A lot of dispute comes from the common mistake of confusing descriptions with principles. What one person calls “destroying” another person calls “developing”. The two words mean exactly the same thing objectively. They two words describe in ways that lets each person sound like they’re applying some sort of moral principle. Because people are unwilling to let go of their moral principles, the debate easily devolves into dogmatic table pounding. It is not unethical to transform the earth simply because you describe it as destroying, or vice versa. It’s just a way of manipulating language to sound that way.

A lot of the dispute also comes from idealistic versions of what nature is; a sort of Pocahontas / Avatar interpretation of nature. This kind of talk is very cheap. It is cheap to think about nature as a loving caring mother rather than the reality that she’s an abusive parent. “Nature is red in tooth and claw” is an apt description given by Alfred Tennyson. This talk gets a lot more expensive when people actually have to live that way. Few are willing to live the kind of toil-filled and luxury-less life that would be needed to live naturally. Moreover, it is impossible to “fill the whole earth” with the “knowledge of the glory of God as the waters cover the sea”. Ask any economist, over the centuries the population was strictly limited by a lack of economic growth. The first fruits of economic growth was consumed by sustaining a higher population. This economic growth came from radically transforming our environment. Without making radical changes to the environment, mankind is limited to few in number who live in harsh poverty.

Some people cannot accept this because it doesn’t make sense to them that God would put mankind in such an unsuitable environment. There are two acknowledgements that need to made to make sense of this. The first is that the good life was always meant to have work. Work is not wrong or evil or bad. In a perfect world, there is work. And second, natural evil was not original in creation. Natural evil was introduced by God as a response to moral evil (why? See my post on Job and natural evil).

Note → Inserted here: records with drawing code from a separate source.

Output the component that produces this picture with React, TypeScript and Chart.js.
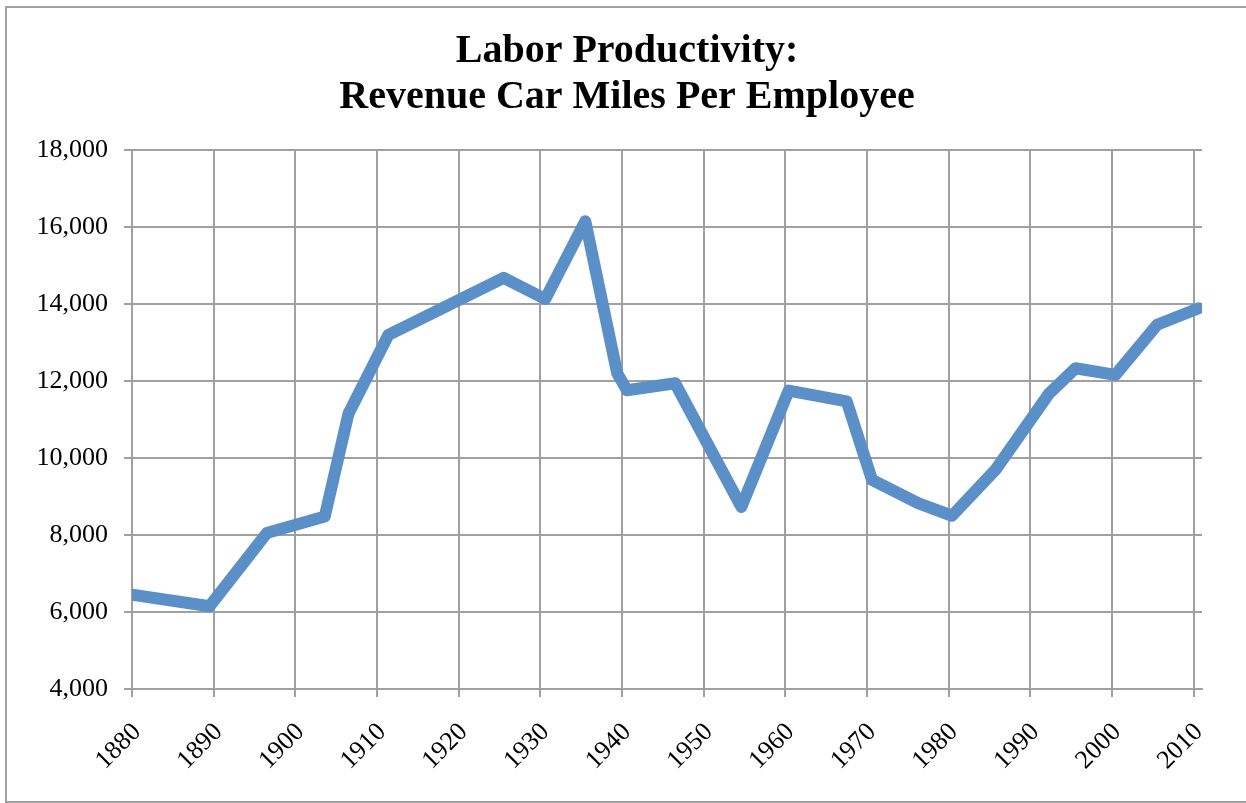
import React, { useEffect, useRef } from "react";
import { Chart, registerables } from "chart.js";

Chart.register(...registerables);

const titleLines = ["Labor Productivity:", "Revenue Car Miles Per Employee"];
const years = [1880, 1889.5, 1896.5, 1903.6, 1906.5, 1911.4, 1925.5, 1930.6, 1935.5, 1939.4, 1940.6, 1946.5, 1954.6, 1960.4, 1967.5, 1970.6, 1976.3, 1980.4, 1985.7, 1992.3, 1995.5, 2000.4, 2005.5, 2010.6];
const milesPerEmployee = [6450, 6150, 8050, 8480, 11150, 13200, 14680, 14130, 16150, 12200, 11760, 11940, 8730, 11750, 11470, 9430, 8820, 8500, 9690, 11680, 12330, 12160, 13460, 13890];
const xTickYears = [1880, 1890, 1900, 1910, 1920, 1930, 1940, 1950, 1960, 1970, 1980, 1990, 2000, 2010];
const xMin = 1880;
const xMax = 2011;
const yMin = 4000;
const yMax = 18000;
const yStep = 2000;

const FONT = "'Liberation Serif', 'Times New Roman', serif";
const GRID = "#a0a0a0";

const titlePlugin = {
  id: "centeredTitle",
  afterDraw(chart: any) {
    const ctx = chart.ctx;
    ctx.save();
    ctx.fillStyle = "#000";
    ctx.font = `bold 40px ${FONT}`;
    ctx.textAlign = "center";
    ctx.textBaseline = "middle";
    titleLines.forEach((line, i) => {
      ctx.fillText(line, 627, 52 + i * 46);
    });
    ctx.restore();
  },
};

export default function App() {
  const ref = useRef<HTMLCanvasElement | null>(null);
  useEffect(() => {
    if (!ref.current) return;
    const chart = new Chart(ref.current, {
      type: "line",
      data: {
        datasets: [
          {
            data: years.map((y, i) => ({ x: y, y: milesPerEmployee[i] })),
            borderColor: "#5b8fc7",
            backgroundColor: "#5b8fc7",
            borderWidth: 12,
            pointRadius: 0,
            borderJoinStyle: "round",
            borderCapStyle: "round",
            tension: 0,
            fill: false,
          },
        ],
      },
      plugins: [titlePlugin],
      options: {
        responsive: false,
        animation: false,
        layout: { padding: { left: 0, right: 44, top: 150, bottom: 0 } },
        plugins: {
          legend: { display: false },
          tooltip: { enabled: false },
          title: { display: false },
        },
        scales: {
          x: {
            type: "linear",
            min: xMin,
            max: xMax,
            afterBuildTicks: (scale: any) => {
              scale.ticks = xTickYears.map((v) => ({ value: v }));
            },
            afterFit: (scale: any) => {
              scale.height = 114;
            },
            ticks: {
              minRotation: 45,
              maxRotation: 45,
              padding: 20,
              labelOffset: 5,
              color: "#000",
              font: { family: FONT, size: 26 },
              callback: (v: any) => String(v),
            },
            grid: { color: GRID, lineWidth: 2, tickLength: 8, drawTicks: true },
            border: { color: GRID, width: 2 },
          },
          y: {
            min: yMin,
            max: yMax,
            afterFit: (scale: any) => {
              scale.width = 132;
            },
            ticks: {
              stepSize: yStep,
              padding: 16,
              color: "#000",
              font: { family: FONT, size: 26 },
              callback: (v: any) => Number(v).toLocaleString("en-US"),
            },
            grid: { color: GRID, lineWidth: 2, tickLength: 8, drawTicks: true },
            border: { color: GRID, width: 2 },
          },
        },
      },
    });
    return () => chart.destroy();
  }, []);

  return (
    <div style={{ position: "absolute", left: 0, top: 0, width: 1246, height: 803, overflow: "hidden", background: "#fff" }}>
      <div
        style={{
          position: "absolute",
          left: 5,
          top: 6,
          width: 1300,
          height: 797,
          boxSizing: "border-box",
          border: "2px solid #a0a0a0",
        }}
      />
      <canvas ref={ref} width={1246} height={803} style={{ position: "absolute", left: 0, top: 0, width: 1246, height: 803 }} />
    </div>
  );
}
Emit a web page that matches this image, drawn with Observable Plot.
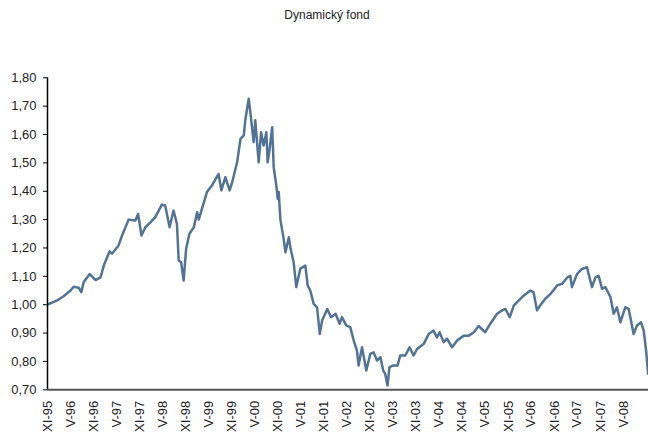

Once we understand that work is part of the good life, and natural evil was not original in creation, then it starts making sense that mankind should work to relieve itself of natural evil.

Of course, this doesn’t mean that there aren’t kinds of ways that we shouldn’t transform the earth. There is no quantitative limitation where it becomes unethical to transform the earth. There is no point at which we say it’s okay to farm but its not okay to mine. Or it’s okay to mine, but its not okay to mine depletable resources. Or it’s okay to mine depletable resources, but not too much (more than one arbitrarily asserts). But there remains a qualitative moral limitation on how we transform nature. Maybe we shouldn’t transform the earth to build weapons and kill each other. Maybe we should care about how animals are treated and how long they live if they’re being raised for food. Maybe we shouldn’t transform the earth in such a way that it pollutes the air of others. There are all kinds of qualitative limitations. And if one wants to call those qualitative limitations “environmentalism” then that fits with the cultural mandate. But the word is typically used to put some sort of quantitative restriction on how many trees can be chopped down before good becomes evil.

This distinction between qualitative and quantitative limitations on transforming the environment is another source of confusion. It is easy for an environmentalist to think that if there is no quantitative limitation on the environment, then we can kill puppies and detonate nuclear bombs. No no no! There are absolutely bad ways to transform the earth. But there is no “too much” transformation.

Scripture describes the paradise from which mankind came as a garden. But it describes the paradise for which mankind is to work toward, as a kingdom. That ought to be the mindset that is taken out of scripture.